(Entries with chart source code)
---+---

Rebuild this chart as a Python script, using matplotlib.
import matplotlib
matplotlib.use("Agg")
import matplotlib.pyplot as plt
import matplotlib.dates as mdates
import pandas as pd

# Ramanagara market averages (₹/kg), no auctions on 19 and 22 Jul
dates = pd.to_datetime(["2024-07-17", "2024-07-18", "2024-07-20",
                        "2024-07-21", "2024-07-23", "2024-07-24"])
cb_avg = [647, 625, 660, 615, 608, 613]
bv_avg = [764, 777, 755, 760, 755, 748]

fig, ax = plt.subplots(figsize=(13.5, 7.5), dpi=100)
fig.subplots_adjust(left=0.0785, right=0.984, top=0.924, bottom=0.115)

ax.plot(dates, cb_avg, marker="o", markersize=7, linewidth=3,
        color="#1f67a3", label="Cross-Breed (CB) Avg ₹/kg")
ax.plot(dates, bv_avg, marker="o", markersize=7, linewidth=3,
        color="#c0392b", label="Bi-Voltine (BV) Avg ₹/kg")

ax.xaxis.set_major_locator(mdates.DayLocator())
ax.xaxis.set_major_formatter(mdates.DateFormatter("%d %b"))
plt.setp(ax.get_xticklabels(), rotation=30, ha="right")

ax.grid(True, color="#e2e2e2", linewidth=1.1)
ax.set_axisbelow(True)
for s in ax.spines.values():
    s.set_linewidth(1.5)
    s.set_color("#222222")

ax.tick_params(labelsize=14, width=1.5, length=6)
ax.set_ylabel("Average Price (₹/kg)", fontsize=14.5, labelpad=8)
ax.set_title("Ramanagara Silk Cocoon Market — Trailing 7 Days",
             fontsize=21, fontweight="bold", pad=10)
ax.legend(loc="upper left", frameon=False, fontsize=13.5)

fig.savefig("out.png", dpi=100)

---+---

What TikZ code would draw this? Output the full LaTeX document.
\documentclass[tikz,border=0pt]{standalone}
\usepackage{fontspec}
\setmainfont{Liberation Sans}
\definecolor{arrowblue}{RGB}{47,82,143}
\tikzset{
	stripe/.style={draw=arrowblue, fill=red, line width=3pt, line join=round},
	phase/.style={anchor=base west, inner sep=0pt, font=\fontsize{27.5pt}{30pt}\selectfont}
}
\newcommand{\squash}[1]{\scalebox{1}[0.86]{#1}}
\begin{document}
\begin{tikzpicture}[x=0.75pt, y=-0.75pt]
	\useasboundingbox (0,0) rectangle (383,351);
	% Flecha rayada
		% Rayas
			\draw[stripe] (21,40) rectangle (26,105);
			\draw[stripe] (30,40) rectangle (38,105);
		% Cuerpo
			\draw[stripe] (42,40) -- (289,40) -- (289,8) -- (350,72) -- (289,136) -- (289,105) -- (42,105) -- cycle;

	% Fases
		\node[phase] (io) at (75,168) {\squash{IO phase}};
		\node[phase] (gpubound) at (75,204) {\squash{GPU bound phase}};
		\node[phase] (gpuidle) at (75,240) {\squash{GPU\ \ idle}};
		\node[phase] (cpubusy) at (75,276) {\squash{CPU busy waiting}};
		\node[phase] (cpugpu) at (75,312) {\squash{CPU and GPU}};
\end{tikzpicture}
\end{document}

---+---

## Challenge
As listed above, the lines from the line with "Rebuild this chart" to the line with "right=0.984, top=0.924, bottom=0.115)" are to be echoed exactly, with both ends included and nothing added.

## Solution to the exercise
Rebuild this chart as a Python script, using matplotlib.
import matplotlib
matplotlib.use("Agg")
import matplotlib.pyplot as plt
import matplotlib.dates as mdates
import pandas as pd

# Ramanagara market averages (₹/kg), no auctions on 19 and 22 Jul
dates = pd.to_datetime(["2024-07-17", "2024-07-18", "2024-07-20",
                        "2024-07-21", "2024-07-23", "2024-07-24"])
cb_avg = [647, 625, 660, 615, 608, 613]
bv_avg = [764, 777, 755, 760, 755, 748]

fig, ax = plt.subplots(figsize=(13.5, 7.5), dpi=100)
fig.subplots_adjust(left=0.0785, right=0.984, top=0.924, bottom=0.115)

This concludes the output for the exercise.